Potensi Objek Yang Diduga Cagar Budaya di Pura Dalem Solo

0
303

Pura Dalem Solo, secara administratif berada diwilayah Dusun Aseman, Desa Sedang, Kecamatan Abiansemal. Pura ini terletak pada koordinat S8° 34’ 33.1” E115° 14’ 02.7” di ketinggian 122 mdpl. Pura ini juga tidak terlalu sulit untuk dijangkau, karena kita dapat mencapai lokasi Pura dengan mempergunakan berbagai jenis kendaraan, karena keletakannya tidak jauh dari jalan besar. Pura Dalem Solo ini, sudah menjadi situs Benda Cagar Budaya, di bawah pembinaan Balai Pelestarian Purbakala Bali. Kondisi Pura sampai dengan saat ini dalam kondisi yang sudah terawat dengan baik, karena telah memiliki Juru Pelihara.

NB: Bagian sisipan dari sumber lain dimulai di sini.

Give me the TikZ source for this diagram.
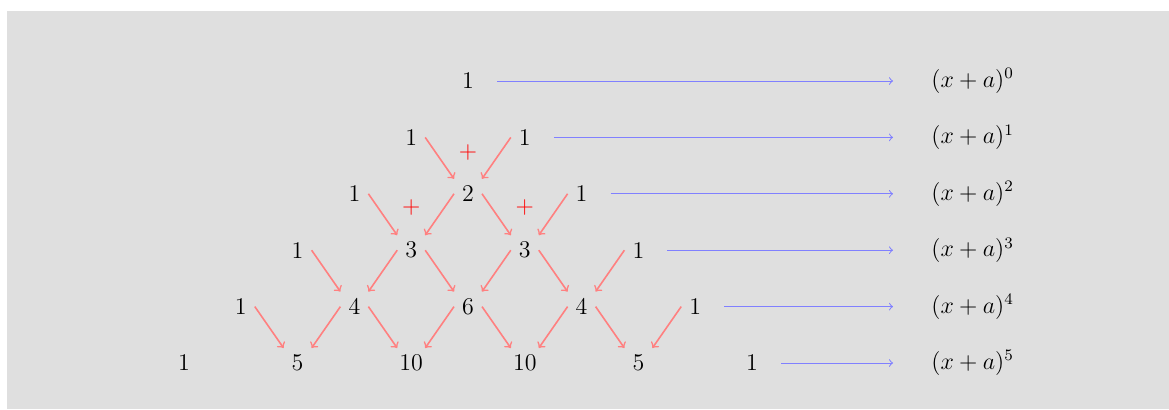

Di Halaman Utama (Jeroan) terdapat dua buah bangunan yang diduga sebagai Bangunan Cagar Budaya seperti Prasada dan Meru.

Prasada

Bangunan Prasada, yaitu sebuah bangunan yang secara arsitektural dikenal dengan bangunan konstruksi susunan batu, seperti halnya bangunan-bangunan candi di Pulau Jawa. Sedangkan bangunan Prasada di Pura Dalem Solo ini dibuat dengan mempergunakan bahan dari bata. Prasada sebagai sebuah bangunan suci agama Hindu, diyakini sebagai sebuah bangunan suci tempat memuja roh suci Leluhur atau Raja yang telah wafat dan telah melalui upacara penyucian Roh. Di Indonesia di sepakati bahwa Candi adalah semua bangunan peninggalan kebudayaan Hindu dan Budha di Indonesia. baik itu berupa permandian, bangunan suci keagamaan, semuanya disebut Candi.(Ayatrohaedi,1978), sehingga Prasada ini juga dapat dikatagorikan sebagai sebuah candi. Candi adalah bangunan suci untuk “ Pelinggih” dari raja yang telah meninggal dan telah disucikan serta telah kembali ke Brahmaloka dan bukan kuburan (Mantra,1963). Pendapat ini diperkuat dengan adanya hasil-hasil penelitian yang menyimpulkan bahwa candi adalah sebuah bangunan suci tempat pemujaan roh nenek moyang yang telah disucikan. (Soekmono, 1974).

Meru

Bangunan Meru atap tumpang. Bangunan meru ini juga dapat dikatagorikan sebagai sebuah bangunan tua di komplek Pura Dalem Solo.Bangunan meru ini memiliki konstruksi atap tumpang 5, yang atapnya terbuat dari ijuk, dimana atap meru ditopang oleh struktur konstruksi kayu dengan empat tiang penyangga. Sedangkan bagian tembok (badan) yang terbuat dari bata memiliki hiasan yang unik yang terbuat dari tempelan benda-benda keramik yang sangat beragam. Dari pengamatan yang dilakukan terhadap keramik-keramik yang ditempelkan pada bangunan meru itu terlihat berasal dari berbagai Negara yang dahulu memproduksi keramik, seperti ada yang merupakan keramik cina, keramik Eropa dan juga ada keramik Jepang. Gaya bangunan dengan hiasan tempel keramik memang pernah berkembang pada sekitar abad 18 Masehi, dimana dapat kita lihat pada beberapa bangunan beberapa Puri (Istana Raja) di Bali.

Arca Pancuran

Arca Pancuran, Kepala tidak ada, tangan kiri patah hingga pangkal lengan, tangan kanan masih terlihat hingga bagian siku. Sikap duduk bersila dimana kaki kanan diatas kaki kiri, dengan lapik yang berbentuk segi empat dengan relief padma ganda, yang ditutup ujung kain pada bagian tengahnya. Arca Pancuran ini memiliki hiasan yang cukup raya, karena terlihat mengenakan anting-anting, kalung, ikat perut (udarabandha) yang berbentuk belah ketupat (diamond) dengan hiasan kembang didalamnya, serta mengenakan kain yang terlihat sampai dibawah lutut, juga mengenakan gelang lengan, gelang tangan dan gelang kaki. Air Pancuran keluar dari ujung kedua puting susunya. Melihat sikap duduknya bersila serta proporsi badan dan bentuk buah dada yang ditampilkan tidak begitu besar, degaan kami tokoh dewa yang digambarkan adalah tokoh seorang Dewa. Pada punggung arca terlihat adanya takikan sebagai tempat saluran air menuju kearah Putting susu arca.

 selain itu terdapat beberapa arca Gegambuhan yang diperkirakan berasal dari periode abad ke-18masehi.